■ **GIVEN TASK**: Write out the material again word for word, dropping any images it holds.

★ ★ ★ ★

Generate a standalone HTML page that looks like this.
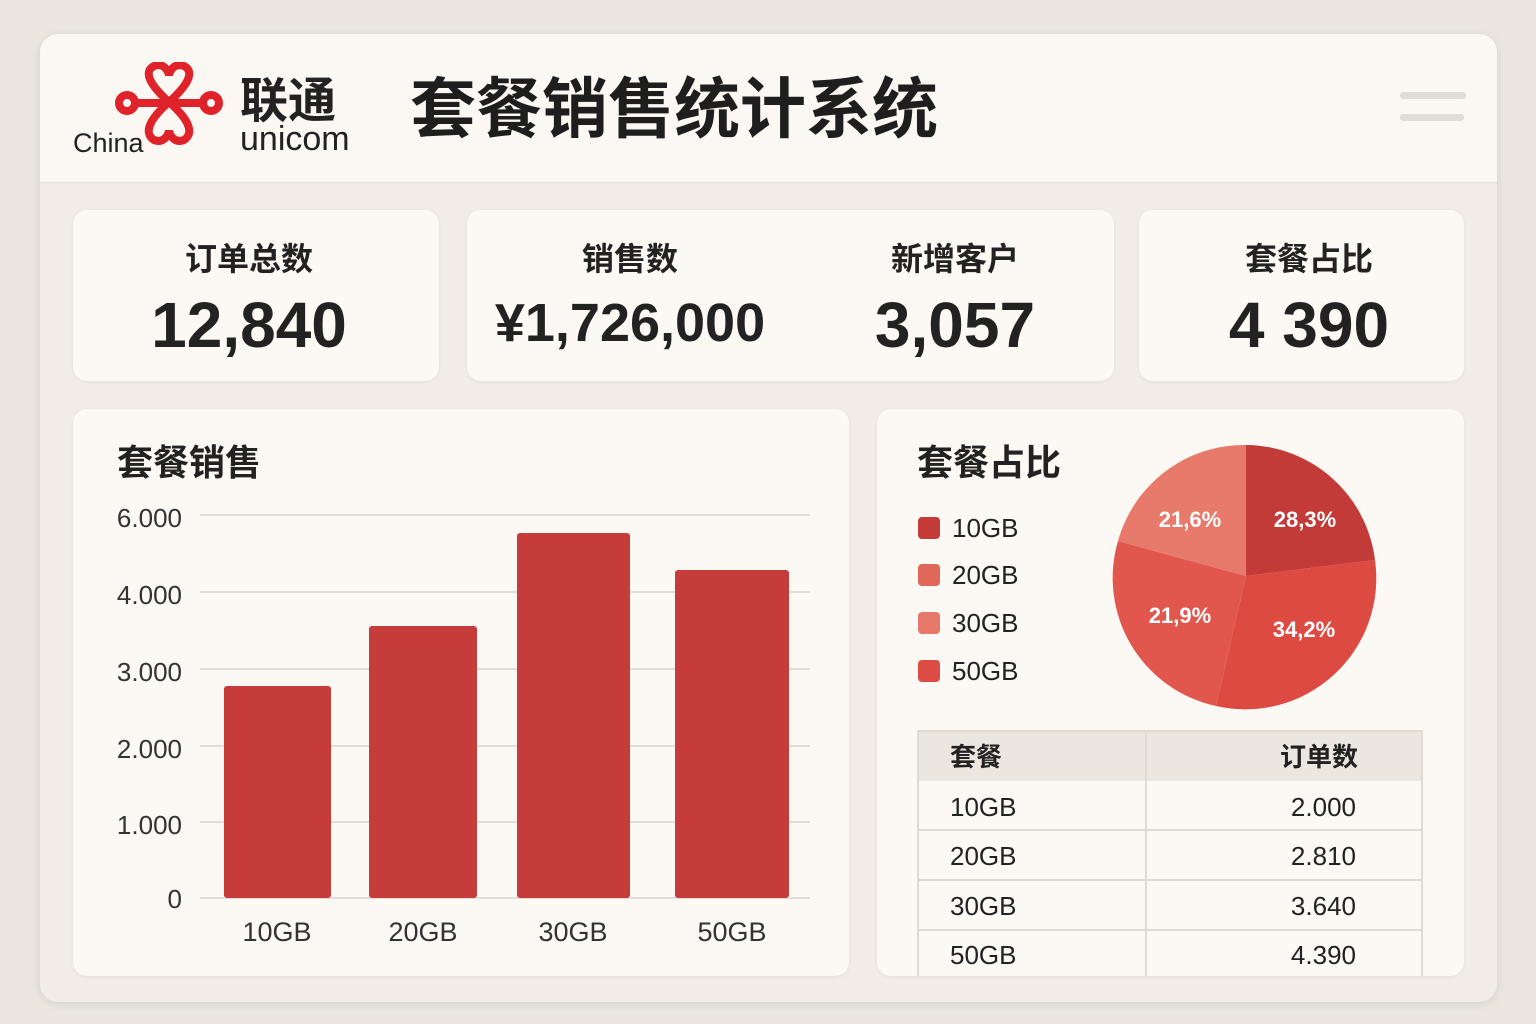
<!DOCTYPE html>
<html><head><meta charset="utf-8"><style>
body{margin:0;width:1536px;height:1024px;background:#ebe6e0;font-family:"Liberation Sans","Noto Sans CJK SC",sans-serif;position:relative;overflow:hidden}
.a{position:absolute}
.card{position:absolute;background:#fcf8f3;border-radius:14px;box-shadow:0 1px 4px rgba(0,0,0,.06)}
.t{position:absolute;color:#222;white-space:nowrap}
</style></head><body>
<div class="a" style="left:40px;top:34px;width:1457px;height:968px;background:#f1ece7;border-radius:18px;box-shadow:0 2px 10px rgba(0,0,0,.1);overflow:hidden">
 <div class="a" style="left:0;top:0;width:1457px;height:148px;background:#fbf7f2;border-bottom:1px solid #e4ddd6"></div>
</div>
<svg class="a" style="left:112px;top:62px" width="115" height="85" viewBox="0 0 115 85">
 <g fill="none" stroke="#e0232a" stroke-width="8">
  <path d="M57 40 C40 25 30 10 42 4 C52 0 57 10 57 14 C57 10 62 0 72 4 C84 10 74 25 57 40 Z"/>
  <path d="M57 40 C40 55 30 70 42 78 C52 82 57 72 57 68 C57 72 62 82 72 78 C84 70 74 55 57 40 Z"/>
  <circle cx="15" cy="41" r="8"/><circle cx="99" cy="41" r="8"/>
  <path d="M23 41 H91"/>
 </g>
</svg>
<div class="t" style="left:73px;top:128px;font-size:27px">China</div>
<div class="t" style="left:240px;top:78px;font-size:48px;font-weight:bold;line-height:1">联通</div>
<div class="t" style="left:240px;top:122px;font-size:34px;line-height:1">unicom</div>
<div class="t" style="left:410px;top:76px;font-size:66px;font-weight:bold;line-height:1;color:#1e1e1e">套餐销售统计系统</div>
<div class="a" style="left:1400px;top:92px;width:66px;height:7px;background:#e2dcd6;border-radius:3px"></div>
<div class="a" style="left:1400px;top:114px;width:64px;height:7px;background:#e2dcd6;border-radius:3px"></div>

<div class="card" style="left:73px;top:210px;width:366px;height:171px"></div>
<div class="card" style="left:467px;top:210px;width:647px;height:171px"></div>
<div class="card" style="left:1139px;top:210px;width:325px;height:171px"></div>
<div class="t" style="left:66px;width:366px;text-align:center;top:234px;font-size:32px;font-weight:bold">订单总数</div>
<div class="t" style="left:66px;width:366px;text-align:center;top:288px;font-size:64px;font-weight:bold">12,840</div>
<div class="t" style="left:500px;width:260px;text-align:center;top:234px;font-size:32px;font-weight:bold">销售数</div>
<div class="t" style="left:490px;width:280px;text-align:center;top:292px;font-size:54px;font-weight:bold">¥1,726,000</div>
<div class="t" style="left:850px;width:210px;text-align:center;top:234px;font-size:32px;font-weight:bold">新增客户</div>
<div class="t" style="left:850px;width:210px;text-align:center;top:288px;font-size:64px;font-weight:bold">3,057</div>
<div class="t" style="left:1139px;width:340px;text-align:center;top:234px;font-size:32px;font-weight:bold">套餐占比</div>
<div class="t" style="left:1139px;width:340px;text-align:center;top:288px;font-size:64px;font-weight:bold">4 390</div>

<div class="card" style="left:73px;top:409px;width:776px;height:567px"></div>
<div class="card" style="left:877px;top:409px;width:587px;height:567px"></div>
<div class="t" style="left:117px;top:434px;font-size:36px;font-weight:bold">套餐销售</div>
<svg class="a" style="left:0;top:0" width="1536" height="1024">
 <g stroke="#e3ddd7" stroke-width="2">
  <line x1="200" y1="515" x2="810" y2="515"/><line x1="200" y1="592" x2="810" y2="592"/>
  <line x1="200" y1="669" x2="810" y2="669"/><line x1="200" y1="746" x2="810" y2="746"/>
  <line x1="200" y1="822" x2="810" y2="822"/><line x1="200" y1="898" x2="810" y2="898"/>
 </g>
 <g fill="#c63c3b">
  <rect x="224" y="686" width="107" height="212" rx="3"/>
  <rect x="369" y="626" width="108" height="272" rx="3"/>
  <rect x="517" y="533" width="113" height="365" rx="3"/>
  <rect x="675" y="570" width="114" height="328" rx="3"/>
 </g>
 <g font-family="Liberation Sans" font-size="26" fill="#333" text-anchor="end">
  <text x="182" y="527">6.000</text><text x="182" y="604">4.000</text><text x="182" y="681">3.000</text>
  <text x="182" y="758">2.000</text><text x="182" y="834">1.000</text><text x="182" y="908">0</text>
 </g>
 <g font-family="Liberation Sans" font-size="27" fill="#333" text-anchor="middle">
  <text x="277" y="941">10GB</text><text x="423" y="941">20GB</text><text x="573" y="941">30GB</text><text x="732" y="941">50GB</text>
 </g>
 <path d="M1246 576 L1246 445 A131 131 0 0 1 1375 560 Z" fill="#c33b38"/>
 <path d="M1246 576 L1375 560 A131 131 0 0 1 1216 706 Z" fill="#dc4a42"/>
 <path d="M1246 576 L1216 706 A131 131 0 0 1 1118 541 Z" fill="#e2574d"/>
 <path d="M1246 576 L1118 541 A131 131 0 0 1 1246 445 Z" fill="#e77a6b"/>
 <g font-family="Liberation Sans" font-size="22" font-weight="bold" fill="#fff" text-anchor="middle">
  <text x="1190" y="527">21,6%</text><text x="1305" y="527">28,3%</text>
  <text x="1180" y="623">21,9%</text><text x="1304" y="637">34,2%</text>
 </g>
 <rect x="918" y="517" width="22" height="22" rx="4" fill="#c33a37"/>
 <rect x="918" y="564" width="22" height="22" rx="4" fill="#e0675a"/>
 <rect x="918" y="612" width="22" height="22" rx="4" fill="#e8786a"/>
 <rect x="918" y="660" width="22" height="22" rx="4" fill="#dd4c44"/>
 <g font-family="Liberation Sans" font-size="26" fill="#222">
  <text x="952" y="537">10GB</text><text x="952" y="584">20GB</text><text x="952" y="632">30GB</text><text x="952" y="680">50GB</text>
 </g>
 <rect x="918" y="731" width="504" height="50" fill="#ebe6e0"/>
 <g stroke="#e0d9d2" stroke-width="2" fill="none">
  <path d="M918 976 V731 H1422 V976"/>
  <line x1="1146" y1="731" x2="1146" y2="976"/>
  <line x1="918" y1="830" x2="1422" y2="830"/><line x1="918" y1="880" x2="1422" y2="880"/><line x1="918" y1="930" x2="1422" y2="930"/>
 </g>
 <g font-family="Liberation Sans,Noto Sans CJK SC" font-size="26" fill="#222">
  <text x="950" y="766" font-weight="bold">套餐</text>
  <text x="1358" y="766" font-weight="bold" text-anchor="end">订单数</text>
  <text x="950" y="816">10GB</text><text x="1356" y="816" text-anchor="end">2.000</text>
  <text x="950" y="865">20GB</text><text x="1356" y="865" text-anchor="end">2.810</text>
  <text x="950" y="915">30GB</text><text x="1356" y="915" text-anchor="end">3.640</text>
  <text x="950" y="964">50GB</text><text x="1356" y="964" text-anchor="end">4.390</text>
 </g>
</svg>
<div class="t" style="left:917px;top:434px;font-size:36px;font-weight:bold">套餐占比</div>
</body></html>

★ ★ ★ ★

■ **ANSWER TO THE PROBLEM**:
Generate a standalone HTML page that looks like this.
<!DOCTYPE html>
<html><head><meta charset="utf-8"><style>
body{margin:0;width:1536px;height:1024px;background:#ebe6e0;font-family:"Liberation Sans","Noto Sans CJK SC",sans-serif;position:relative;overflow:hidden}
.a{position:absolute}
.card{position:absolute;background:#fcf8f3;border-radius:14px;box-shadow:0 1px 4px rgba(0,0,0,.06)}
.t{position:absolute;color:#222;white-space:nowrap}
</style></head><body>
<div class="a" style="left:40px;top:34px;width:1457px;height:968px;background:#f1ece7;border-radius:18px;box-shadow:0 2px 10px rgba(0,0,0,.1);overflow:hidden">
 <div class="a" style="left:0;top:0;width:1457px;height:148px;background:#fbf7f2;border-bottom:1px solid #e4ddd6"></div>
</div>
<svg class="a" style="left:112px;top:62px" width="115" height="85" viewBox="0 0 115 85">
 <g fill="none" stroke="#e0232a" stroke-width="8">
  <path d="M57 40 C40 25 30 10 42 4 C52 0 57 10 57 14 C57 10 62 0 72 4 C84 10 74 25 57 40 Z"/>
  <path d="M57 40 C40 55 30 70 42 78 C52 82 57 72 57 68 C57 72 62 82 72 78 C84 70 74 55 57 40 Z"/>
  <circle cx="15" cy="41" r="8"/><circle cx="99" cy="41" r="8"/>
  <path d="M23 41 H91"/>
 </g>
</svg>
<div class="t" style="left:73px;top:128px;font-size:27px">China</div>
<div class="t" style="left:240px;top:78px;font-size:48px;font-weight:bold;line-height:1">联通</div>
<div class="t" style="left:240px;top:122px;font-size:34px;line-height:1">unicom</div>
<div class="t" style="left:410px;top:76px;font-size:66px;font-weight:bold;line-height:1;color:#1e1e1e">套餐销售统计系统</div>
<div class="a" style="left:1400px;top:92px;width:66px;height:7px;background:#e2dcd6;border-radius:3px"></div>
<div class="a" style="left:1400px;top:114px;width:64px;height:7px;background:#e2dcd6;border-radius:3px"></div>

<div class="card" style="left:73px;top:210px;width:366px;height:171px"></div>
<div class="card" style="left:467px;top:210px;width:647px;height:171px"></div>
<div class="card" style="left:1139px;top:210px;width:325px;height:171px"></div>
<div class="t" style="left:66px;width:366px;text-align:center;top:234px;font-size:32px;font-weight:bold">订单总数</div>
<div class="t" style="left:66px;width:366px;text-align:center;top:288px;font-size:64px;font-weight:bold">12,840</div>
<div class="t" style="left:500px;width:260px;text-align:center;top:234px;font-size:32px;font-weight:bold">销售数</div>
<div class="t" style="left:490px;width:280px;text-align:center;top:292px;font-size:54px;font-weight:bold">¥1,726,000</div>
<div class="t" style="left:850px;width:210px;text-align:center;top:234px;font-size:32px;font-weight:bold">新增客户</div>
<div class="t" style="left:850px;width:210px;text-align:center;top:288px;font-size:64px;font-weight:bold">3,057</div>
<div class="t" style="left:1139px;width:340px;text-align:center;top:234px;font-size:32px;font-weight:bold">套餐占比</div>
<div class="t" style="left:1139px;width:340px;text-align:center;top:288px;font-size:64px;font-weight:bold">4 390</div>

<div class="card" style="left:73px;top:409px;width:776px;height:567px"></div>
<div class="card" style="left:877px;top:409px;width:587px;height:567px"></div>
<div class="t" style="left:117px;top:434px;font-size:36px;font-weight:bold">套餐销售</div>
<svg class="a" style="left:0;top:0" width="1536" height="1024">
 <g stroke="#e3ddd7" stroke-width="2">
  <line x1="200" y1="515" x2="810" y2="515"/><line x1="200" y1="592" x2="810" y2="592"/>
  <line x1="200" y1="669" x2="810" y2="669"/><line x1="200" y1="746" x2="810" y2="746"/>
  <line x1="200" y1="822" x2="810" y2="822"/><line x1="200" y1="898" x2="810" y2="898"/>
 </g>
 <g fill="#c63c3b">
  <rect x="224" y="686" width="107" height="212" rx="3"/>
  <rect x="369" y="626" width="108" height="272" rx="3"/>
  <rect x="517" y="533" width="113" height="365" rx="3"/>
  <rect x="675" y="570" width="114" height="328" rx="3"/>
 </g>
 <g font-family="Liberation Sans" font-size="26" fill="#333" text-anchor="end">
  <text x="182" y="527">6.000</text><text x="182" y="604">4.000</text><text x="182" y="681">3.000</text>
  <text x="182" y="758">2.000</text><text x="182" y="834">1.000</text><text x="182" y="908">0</text>
 </g>
 <g font-family="Liberation Sans" font-size="27" fill="#333" text-anchor="middle">
  <text x="277" y="941">10GB</text><text x="423" y="941">20GB</text><text x="573" y="941">30GB</text><text x="732" y="941">50GB</text>
 </g>
 <path d="M1246 576 L1246 445 A131 131 0 0 1 1375 560 Z" fill="#c33b38"/>
 <path d="M1246 576 L1375 560 A131 131 0 0 1 1216 706 Z" fill="#dc4a42"/>
 <path d="M1246 576 L1216 706 A131 131 0 0 1 1118 541 Z" fill="#e2574d"/>
 <path d="M1246 576 L1118 541 A131 131 0 0 1 1246 445 Z" fill="#e77a6b"/>
 <g font-family="Liberation Sans" font-size="22" font-weight="bold" fill="#fff" text-anchor="middle">
  <text x="1190" y="527">21,6%</text><text x="1305" y="527">28,3%</text>
  <text x="1180" y="623">21,9%</text><text x="1304" y="637">34,2%</text>
 </g>
 <rect x="918" y="517" width="22" height="22" rx="4" fill="#c33a37"/>
 <rect x="918" y="564" width="22" height="22" rx="4" fill="#e0675a"/>
 <rect x="918" y="612" width="22" height="22" rx="4" fill="#e8786a"/>
 <rect x="918" y="660" width="22" height="22" rx="4" fill="#dd4c44"/>
 <g font-family="Liberation Sans" font-size="26" fill="#222">
  <text x="952" y="537">10GB</text><text x="952" y="584">20GB</text><text x="952" y="632">30GB</text><text x="952" y="680">50GB</text>
 </g>
 <rect x="918" y="731" width="504" height="50" fill="#ebe6e0"/>
 <g stroke="#e0d9d2" stroke-width="2" fill="none">
  <path d="M918 976 V731 H1422 V976"/>
  <line x1="1146" y1="731" x2="1146" y2="976"/>
  <line x1="918" y1="830" x2="1422" y2="830"/><line x1="918" y1="880" x2="1422" y2="880"/><line x1="918" y1="930" x2="1422" y2="930"/>
 </g>
 <g font-family="Liberation Sans,Noto Sans CJK SC" font-size="26" fill="#222">
  <text x="950" y="766" font-weight="bold">套餐</text>
  <text x="1358" y="766" font-weight="bold" text-anchor="end">订单数</text>
  <text x="950" y="816">10GB</text><text x="1356" y="816" text-anchor="end">2.000</text>
  <text x="950" y="865">20GB</text><text x="1356" y="865" text-anchor="end">2.810</text>
  <text x="950" y="915">30GB</text><text x="1356" y="915" text-anchor="end">3.640</text>
  <text x="950" y="964">50GB</text><text x="1356" y="964" text-anchor="end">4.390</text>
 </g>
</svg>
<div class="t" style="left:917px;top:434px;font-size:36px;font-weight:bold">套餐占比</div>
</body></html>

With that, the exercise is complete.